Portland Leaders Oppose White House Proposal On Police Moving Homeless People

By Amelia Templeton (OPB)
Sept. 25, 2019 10:19 p.m.

Recent comments President Donald Trump made about homelessness "destroying" West Coast cities are worrying some officials and experts in Portland.

The President repeatedly brought up homelessness on a campaign fundraising trip in California and blamed cities there for not solving the problem.

Some California politicians have suggested the president made his comments primarily to score political points against the leaders of a democratic state home to some of his fiercest critics.

In Portland, local officials worry that the comments signal a new focus on homelessness from the White House — and a push for a more punitive approach to people living on the street from the federal government.  

A recent report on homelessness from the White House Council on Economic Advisors singled out Oregon and Washington, among others, as states with larger homeless populations than can be explained by factors like housing costs or weather.

The report argues that less rigorous enforcement of laws against loitering might contribute to homelessness, by making it more tolerable to sleep on the street. It suggests using police to move homeless people off the street and into shelter.

Related: Privately-Funded Homeless Shelter Opens In Portland Pearl District


"... when paired with effective services, policing may be an important tool to help move people off the street and into shelter or housing where they can get the services they need, as well as to ensure the health and safety of homeless and non-homeless people alike," the report concluded.

Portland officials and social service organizations held a press conference Wednesday to lay out their opposition to that approach.

"What they are considering isn't a solution for homelessness, it's yet another attempt to dehumanize people so they can be made invisible by shipping them out of sight," said Multnomah County Chair Deborah Kafoury.

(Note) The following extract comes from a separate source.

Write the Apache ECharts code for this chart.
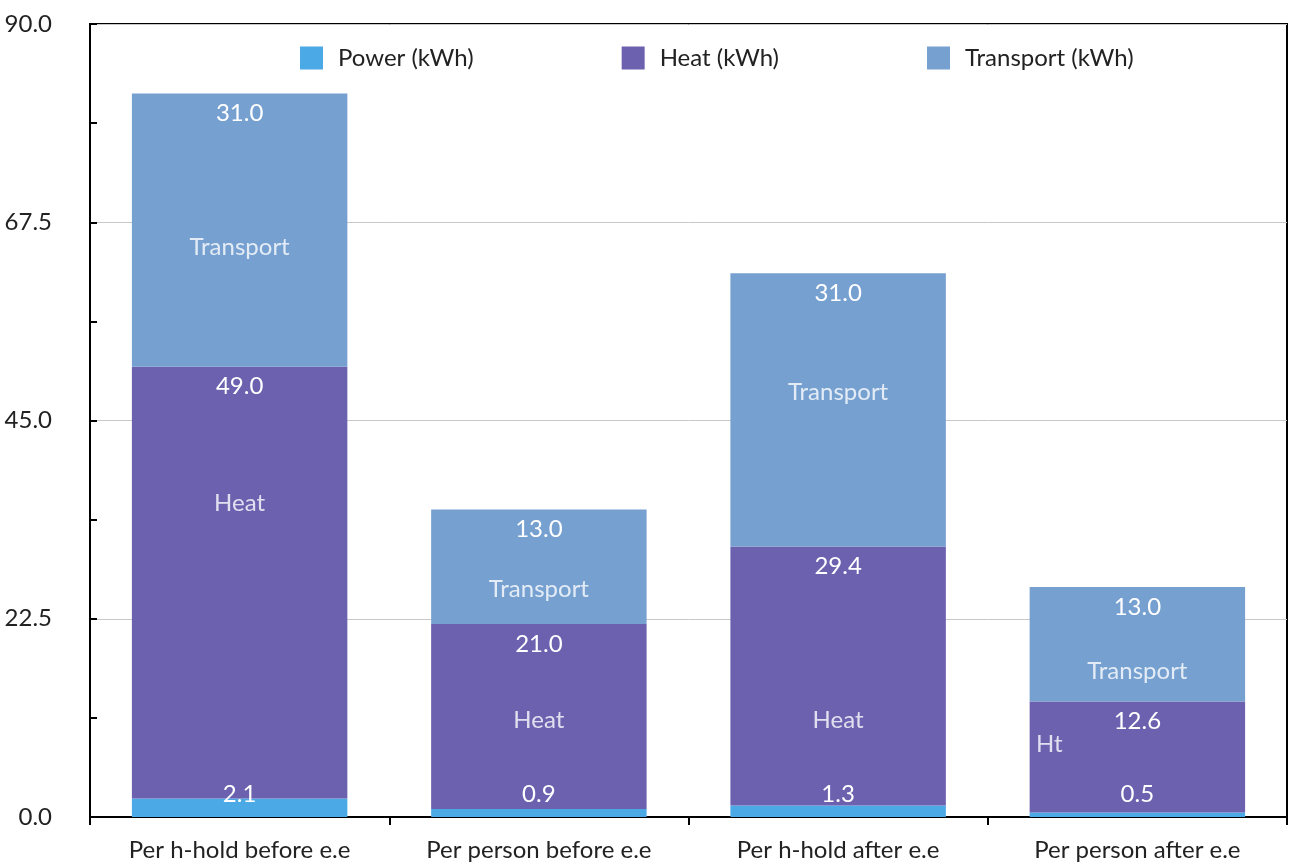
<!DOCTYPE html>
<html><head><meta charset="utf-8">
<script src="https://cdn.jsdelivr.net/npm/echarts@6/dist/echarts.min.js"></script>
<style>html,body{margin:0;padding:0;background:#fff}#c{width:1291px;height:866px}</style>
</head><body><div id="c"></div>
<script>
const categories = ['Per h-hold before e.e', 'Per person before e.e', 'Per h-hold after e.e', 'Per person after e.e'];
const seriesNames = ['Power (kWh)', 'Heat (kWh)', 'Transport (kWh)'];
const power = [2.1, 0.9, 1.3, 0.5];
const heat = [49.0, 21.0, 29.4, 12.6];
const transport = [31.0, 13.0, 31.0, 13.0];
const yTicks = [0, 22.5, 45, 67.5, 90];
// in-bar annotation texts: [categoryIndex, yValue, text]
const annotations = [
  [0, 64.7, 'Transport'], [0, 35.6, 'Heat'],
  [1, 25.9, 'Transport'], [1, 11.0, 'Heat'],
  [2, 48.2, 'Transport'], [2, 11.0, 'Heat'],
  [3, 16.5, 'Transport'], [3, 8.2, 'Ht']
];

const FONT = 'Lato';
const FS = 24;
const colors = ['#4BA9E6', '#6B61AF', '#76A0D0'];
const labelStyle = { show: true, color: '#fff', fontSize: FS, fontFamily: FONT, formatter: p => p.value.toFixed(1) };

const chart = echarts.init(document.getElementById('c'));
chart.setOption({
  animation: false,
  textStyle: { fontFamily: FONT },
  color: colors,
  legend: {
    data: seriesNames, left: 295, top: 41, itemWidth: 23, itemHeight: 23, itemGap: 148,
    textStyle: { fontSize: FS, color: '#222', fontFamily: FONT, padding: [0, 0, 0, 10] }, icon: 'rect'
  },
  grid: { left: 90, right: 4, top: 24, bottom: 49, show: true, borderColor: '#000', borderWidth: 2, backgroundColor: 'transparent' },
  xAxis: {
    type: 'category', data: categories,
    axisLine: { lineStyle: { color: '#000', width: 2 } },
    axisTick: { show: true, length: 8, lineStyle: { color: '#000', width: 2 } },
    axisLabel: { fontSize: FS, color: '#222', margin: 21, fontFamily: FONT }
  },
  yAxis: {
    type: 'value', min: yTicks[0], max: yTicks[yTicks.length - 1], interval: 22.5,
    axisLine: { show: true, lineStyle: { color: '#000', width: 2 } },
    axisTick: { show: true, inside: true, length: 7, lineStyle: { color: '#000', width: 2 } },
    minorTick: { show: true, splitNumber: 2, length: 7, lineStyle: { color: '#000', width: 2 } },
    splitLine: { show: true, lineStyle: { color: '#c8c8c8', width: 1 } },
    axisLabel: { fontSize: FS, color: '#222', margin: 38, formatter: v => v.toFixed(1), fontFamily: FONT }
  },
  series: [
    { name: seriesNames[0], type: 'bar', stack: 's', data: power, barCategoryGap: '28%',
      label: Object.assign({}, labelStyle, { position: 'insideBottom', distance: 11 }) },
    { name: seriesNames[1], type: 'bar', stack: 's', data: heat, barCategoryGap: '28%',
      label: Object.assign({}, labelStyle, { position: 'insideTop', distance: 8 }) },
    { name: seriesNames[2], type: 'bar', stack: 's', data: transport, barCategoryGap: '28%',
      label: Object.assign({}, labelStyle, { position: 'insideTop', distance: 8 }) },
    { name: 'annot', type: 'scatter', symbolSize: 0, silent: true, z: 5,
      data: annotations.map(a => ({ value: [a[0], a[1]], name: a[2],
        label: a[2] === 'Ht' ? { offset: [-88, 0] } : {} })),
      label: { show: true, position: 'inside', color: '#fff', fontSize: FS, fontFamily: FONT, formatter: p => p.name } }
  ]
});
</script></body></html>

The WHCEA report cites work by sociologist Peter Rossi from 1989 and economist Brendan O'Flaherty from 1996.

But it doesn't provide any recent or more specific evidence to support its claim that states like Washington and Oregon have more people living on the street because of less stringent policing.

An analysis by Portland's auditor reached a different conclusion about the extent of police contact with homeless people in the city.

Following up on reporting by The Oregonian, the auditor found that approximately half of the total number of people arrested by the Portland Police in 2017-2018 were homeless, and that many appeared to be picked up for offenses that would not have been crimes if they had happened indoors, like drinking alcohol.

Kafoury and other local leaders blame high rates of homelessness on cuts to federal housing aid that started in the 1980s, and argue the White House is stigmatizing poor people for "federal failures."

"It's been up to local folks to be there for people who have no other choice than to live on the streets," Kafoury said.

Portland's leaders and the White House advisors' report do agree on one key point.

Both say one of the most effective ways to reduce homelessness is with programs that prevent it, intervening before a person is evicted or loses their home.